>> begin

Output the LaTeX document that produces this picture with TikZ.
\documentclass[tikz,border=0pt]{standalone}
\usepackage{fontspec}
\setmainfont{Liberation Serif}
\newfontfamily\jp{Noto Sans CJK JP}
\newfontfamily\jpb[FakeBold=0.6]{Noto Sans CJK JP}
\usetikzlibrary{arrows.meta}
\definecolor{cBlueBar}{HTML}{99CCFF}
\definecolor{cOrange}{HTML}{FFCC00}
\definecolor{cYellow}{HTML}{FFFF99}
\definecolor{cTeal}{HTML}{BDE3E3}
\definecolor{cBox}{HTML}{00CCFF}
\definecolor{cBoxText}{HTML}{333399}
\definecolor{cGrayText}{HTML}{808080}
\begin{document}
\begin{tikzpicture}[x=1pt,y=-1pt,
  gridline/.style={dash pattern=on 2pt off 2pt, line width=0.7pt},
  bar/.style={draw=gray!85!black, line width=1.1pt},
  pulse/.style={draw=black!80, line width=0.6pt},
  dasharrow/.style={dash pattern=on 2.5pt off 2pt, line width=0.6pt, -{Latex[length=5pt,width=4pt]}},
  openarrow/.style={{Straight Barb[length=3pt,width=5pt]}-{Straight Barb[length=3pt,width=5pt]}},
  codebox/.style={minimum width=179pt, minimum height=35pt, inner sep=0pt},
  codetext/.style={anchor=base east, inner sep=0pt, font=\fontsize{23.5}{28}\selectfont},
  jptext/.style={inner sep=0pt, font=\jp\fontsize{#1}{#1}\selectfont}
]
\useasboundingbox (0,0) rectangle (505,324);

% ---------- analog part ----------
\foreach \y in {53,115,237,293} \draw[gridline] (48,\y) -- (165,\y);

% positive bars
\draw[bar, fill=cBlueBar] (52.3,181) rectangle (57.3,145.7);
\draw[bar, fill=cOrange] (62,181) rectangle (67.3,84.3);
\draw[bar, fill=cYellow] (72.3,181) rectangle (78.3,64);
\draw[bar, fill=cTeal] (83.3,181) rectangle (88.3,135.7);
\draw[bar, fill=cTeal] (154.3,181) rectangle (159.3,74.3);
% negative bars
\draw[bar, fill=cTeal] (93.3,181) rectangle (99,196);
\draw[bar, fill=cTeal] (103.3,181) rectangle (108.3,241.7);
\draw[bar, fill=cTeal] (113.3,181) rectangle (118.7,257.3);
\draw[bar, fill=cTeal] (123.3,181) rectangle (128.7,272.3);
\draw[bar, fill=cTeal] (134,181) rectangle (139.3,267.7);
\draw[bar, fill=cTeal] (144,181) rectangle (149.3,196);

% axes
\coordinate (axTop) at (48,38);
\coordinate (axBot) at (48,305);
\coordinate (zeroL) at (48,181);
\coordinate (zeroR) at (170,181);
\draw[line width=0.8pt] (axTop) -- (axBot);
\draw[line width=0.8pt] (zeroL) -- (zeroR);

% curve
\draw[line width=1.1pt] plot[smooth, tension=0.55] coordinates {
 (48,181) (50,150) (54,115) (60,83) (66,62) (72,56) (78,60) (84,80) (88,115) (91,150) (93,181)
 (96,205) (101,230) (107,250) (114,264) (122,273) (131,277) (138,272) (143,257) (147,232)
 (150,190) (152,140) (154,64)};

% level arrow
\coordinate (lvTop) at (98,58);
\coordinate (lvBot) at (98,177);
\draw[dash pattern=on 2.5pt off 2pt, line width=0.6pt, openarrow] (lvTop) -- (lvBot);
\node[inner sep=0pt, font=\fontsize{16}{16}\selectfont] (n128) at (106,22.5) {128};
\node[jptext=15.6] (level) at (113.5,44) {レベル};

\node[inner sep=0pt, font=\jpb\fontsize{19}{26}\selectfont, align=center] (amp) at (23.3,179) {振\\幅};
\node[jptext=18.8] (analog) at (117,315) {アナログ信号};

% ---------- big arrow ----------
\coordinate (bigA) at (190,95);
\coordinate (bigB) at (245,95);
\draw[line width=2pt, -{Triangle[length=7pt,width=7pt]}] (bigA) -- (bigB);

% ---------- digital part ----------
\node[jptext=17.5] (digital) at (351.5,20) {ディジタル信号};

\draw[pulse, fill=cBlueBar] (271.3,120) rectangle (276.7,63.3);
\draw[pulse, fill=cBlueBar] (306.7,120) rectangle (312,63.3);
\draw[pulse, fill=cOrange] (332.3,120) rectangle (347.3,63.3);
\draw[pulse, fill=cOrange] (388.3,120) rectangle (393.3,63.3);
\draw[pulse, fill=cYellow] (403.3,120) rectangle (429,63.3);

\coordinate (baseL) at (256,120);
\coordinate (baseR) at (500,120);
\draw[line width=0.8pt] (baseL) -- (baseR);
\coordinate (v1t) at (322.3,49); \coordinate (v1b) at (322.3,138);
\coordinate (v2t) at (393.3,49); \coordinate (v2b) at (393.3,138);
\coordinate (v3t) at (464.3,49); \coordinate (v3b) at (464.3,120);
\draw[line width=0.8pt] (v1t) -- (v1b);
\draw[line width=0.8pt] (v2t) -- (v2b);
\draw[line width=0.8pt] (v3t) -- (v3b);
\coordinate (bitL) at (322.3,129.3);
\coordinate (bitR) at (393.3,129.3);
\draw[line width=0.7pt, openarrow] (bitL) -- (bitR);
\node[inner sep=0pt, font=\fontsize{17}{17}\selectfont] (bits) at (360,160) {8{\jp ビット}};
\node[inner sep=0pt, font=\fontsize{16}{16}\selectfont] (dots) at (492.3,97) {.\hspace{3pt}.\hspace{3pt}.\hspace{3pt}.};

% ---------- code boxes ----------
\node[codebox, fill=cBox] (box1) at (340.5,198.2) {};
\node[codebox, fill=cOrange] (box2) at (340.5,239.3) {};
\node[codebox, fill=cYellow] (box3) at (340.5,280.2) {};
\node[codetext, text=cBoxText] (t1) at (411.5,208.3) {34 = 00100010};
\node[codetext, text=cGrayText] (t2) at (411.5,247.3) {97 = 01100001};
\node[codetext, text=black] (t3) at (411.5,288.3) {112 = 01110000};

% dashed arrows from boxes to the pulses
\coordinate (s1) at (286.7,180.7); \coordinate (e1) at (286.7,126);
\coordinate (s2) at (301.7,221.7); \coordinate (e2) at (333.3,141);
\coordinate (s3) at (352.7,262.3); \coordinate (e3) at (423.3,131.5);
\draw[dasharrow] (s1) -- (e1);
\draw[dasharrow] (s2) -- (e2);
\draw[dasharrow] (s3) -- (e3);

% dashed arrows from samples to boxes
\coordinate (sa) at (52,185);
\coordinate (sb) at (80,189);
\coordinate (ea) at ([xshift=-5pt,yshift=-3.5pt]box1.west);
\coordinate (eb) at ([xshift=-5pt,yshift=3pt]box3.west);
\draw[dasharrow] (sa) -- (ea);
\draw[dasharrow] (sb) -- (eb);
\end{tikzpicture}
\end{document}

>> end

* PROMPT *
Copy all of the data. Keep every word exactly as it is.

* TASK ANSWER *
Output the LaTeX document that produces this picture with TikZ.
\documentclass[tikz,border=0pt]{standalone}
\usepackage{fontspec}
\setmainfont{Liberation Serif}
\newfontfamily\jp{Noto Sans CJK JP}
\newfontfamily\jpb[FakeBold=0.6]{Noto Sans CJK JP}
\usetikzlibrary{arrows.meta}
\definecolor{cBlueBar}{HTML}{99CCFF}
\definecolor{cOrange}{HTML}{FFCC00}
\definecolor{cYellow}{HTML}{FFFF99}
\definecolor{cTeal}{HTML}{BDE3E3}
\definecolor{cBox}{HTML}{00CCFF}
\definecolor{cBoxText}{HTML}{333399}
\definecolor{cGrayText}{HTML}{808080}
\begin{document}
\begin{tikzpicture}[x=1pt,y=-1pt,
  gridline/.style={dash pattern=on 2pt off 2pt, line width=0.7pt},
  bar/.style={draw=gray!85!black, line width=1.1pt},
  pulse/.style={draw=black!80, line width=0.6pt},
  dasharrow/.style={dash pattern=on 2.5pt off 2pt, line width=0.6pt, -{Latex[length=5pt,width=4pt]}},
  openarrow/.style={{Straight Barb[length=3pt,width=5pt]}-{Straight Barb[length=3pt,width=5pt]}},
  codebox/.style={minimum width=179pt, minimum height=35pt, inner sep=0pt},
  codetext/.style={anchor=base east, inner sep=0pt, font=\fontsize{23.5}{28}\selectfont},
  jptext/.style={inner sep=0pt, font=\jp\fontsize{#1}{#1}\selectfont}
]
\useasboundingbox (0,0) rectangle (505,324);

% ---------- analog part ----------
\foreach \y in {53,115,237,293} \draw[gridline] (48,\y) -- (165,\y);

% positive bars
\draw[bar, fill=cBlueBar] (52.3,181) rectangle (57.3,145.7);
\draw[bar, fill=cOrange] (62,181) rectangle (67.3,84.3);
\draw[bar, fill=cYellow] (72.3,181) rectangle (78.3,64);
\draw[bar, fill=cTeal] (83.3,181) rectangle (88.3,135.7);
\draw[bar, fill=cTeal] (154.3,181) rectangle (159.3,74.3);
% negative bars
\draw[bar, fill=cTeal] (93.3,181) rectangle (99,196);
\draw[bar, fill=cTeal] (103.3,181) rectangle (108.3,241.7);
\draw[bar, fill=cTeal] (113.3,181) rectangle (118.7,257.3);
\draw[bar, fill=cTeal] (123.3,181) rectangle (128.7,272.3);
\draw[bar, fill=cTeal] (134,181) rectangle (139.3,267.7);
\draw[bar, fill=cTeal] (144,181) rectangle (149.3,196);

% axes
\coordinate (axTop) at (48,38);
\coordinate (axBot) at (48,305);
\coordinate (zeroL) at (48,181);
\coordinate (zeroR) at (170,181);
\draw[line width=0.8pt] (axTop) -- (axBot);
\draw[line width=0.8pt] (zeroL) -- (zeroR);

% curve
\draw[line width=1.1pt] plot[smooth, tension=0.55] coordinates {
 (48,181) (50,150) (54,115) (60,83) (66,62) (72,56) (78,60) (84,80) (88,115) (91,150) (93,181)
 (96,205) (101,230) (107,250) (114,264) (122,273) (131,277) (138,272) (143,257) (147,232)
 (150,190) (152,140) (154,64)};

% level arrow
\coordinate (lvTop) at (98,58);
\coordinate (lvBot) at (98,177);
\draw[dash pattern=on 2.5pt off 2pt, line width=0.6pt, openarrow] (lvTop) -- (lvBot);
\node[inner sep=0pt, font=\fontsize{16}{16}\selectfont] (n128) at (106,22.5) {128};
\node[jptext=15.6] (level) at (113.5,44) {レベル};

\node[inner sep=0pt, font=\jpb\fontsize{19}{26}\selectfont, align=center] (amp) at (23.3,179) {振\\幅};
\node[jptext=18.8] (analog) at (117,315) {アナログ信号};

% ---------- big arrow ----------
\coordinate (bigA) at (190,95);
\coordinate (bigB) at (245,95);
\draw[line width=2pt, -{Triangle[length=7pt,width=7pt]}] (bigA) -- (bigB);

% ---------- digital part ----------
\node[jptext=17.5] (digital) at (351.5,20) {ディジタル信号};

\draw[pulse, fill=cBlueBar] (271.3,120) rectangle (276.7,63.3);
\draw[pulse, fill=cBlueBar] (306.7,120) rectangle (312,63.3);
\draw[pulse, fill=cOrange] (332.3,120) rectangle (347.3,63.3);
\draw[pulse, fill=cOrange] (388.3,120) rectangle (393.3,63.3);
\draw[pulse, fill=cYellow] (403.3,120) rectangle (429,63.3);

\coordinate (baseL) at (256,120);
\coordinate (baseR) at (500,120);
\draw[line width=0.8pt] (baseL) -- (baseR);
\coordinate (v1t) at (322.3,49); \coordinate (v1b) at (322.3,138);
\coordinate (v2t) at (393.3,49); \coordinate (v2b) at (393.3,138);
\coordinate (v3t) at (464.3,49); \coordinate (v3b) at (464.3,120);
\draw[line width=0.8pt] (v1t) -- (v1b);
\draw[line width=0.8pt] (v2t) -- (v2b);
\draw[line width=0.8pt] (v3t) -- (v3b);
\coordinate (bitL) at (322.3,129.3);
\coordinate (bitR) at (393.3,129.3);
\draw[line width=0.7pt, openarrow] (bitL) -- (bitR);
\node[inner sep=0pt, font=\fontsize{17}{17}\selectfont] (bits) at (360,160) {8{\jp ビット}};
\node[inner sep=0pt, font=\fontsize{16}{16}\selectfont] (dots) at (492.3,97) {.\hspace{3pt}.\hspace{3pt}.\hspace{3pt}.};

% ---------- code boxes ----------
\node[codebox, fill=cBox] (box1) at (340.5,198.2) {};
\node[codebox, fill=cOrange] (box2) at (340.5,239.3) {};
\node[codebox, fill=cYellow] (box3) at (340.5,280.2) {};
\node[codetext, text=cBoxText] (t1) at (411.5,208.3) {34 = 00100010};
\node[codetext, text=cGrayText] (t2) at (411.5,247.3) {97 = 01100001};
\node[codetext, text=black] (t3) at (411.5,288.3) {112 = 01110000};

% dashed arrows from boxes to the pulses
\coordinate (s1) at (286.7,180.7); \coordinate (e1) at (286.7,126);
\coordinate (s2) at (301.7,221.7); \coordinate (e2) at (333.3,141);
\coordinate (s3) at (352.7,262.3); \coordinate (e3) at (423.3,131.5);
\draw[dasharrow] (s1) -- (e1);
\draw[dasharrow] (s2) -- (e2);
\draw[dasharrow] (s3) -- (e3);

% dashed arrows from samples to boxes
\coordinate (sa) at (52,185);
\coordinate (sb) at (80,189);
\coordinate (ea) at ([xshift=-5pt,yshift=-3.5pt]box1.west);
\coordinate (eb) at ([xshift=-5pt,yshift=3pt]box3.west);
\draw[dasharrow] (sa) -- (ea);
\draw[dasharrow] (sb) -- (eb);
\end{tikzpicture}
\end{document}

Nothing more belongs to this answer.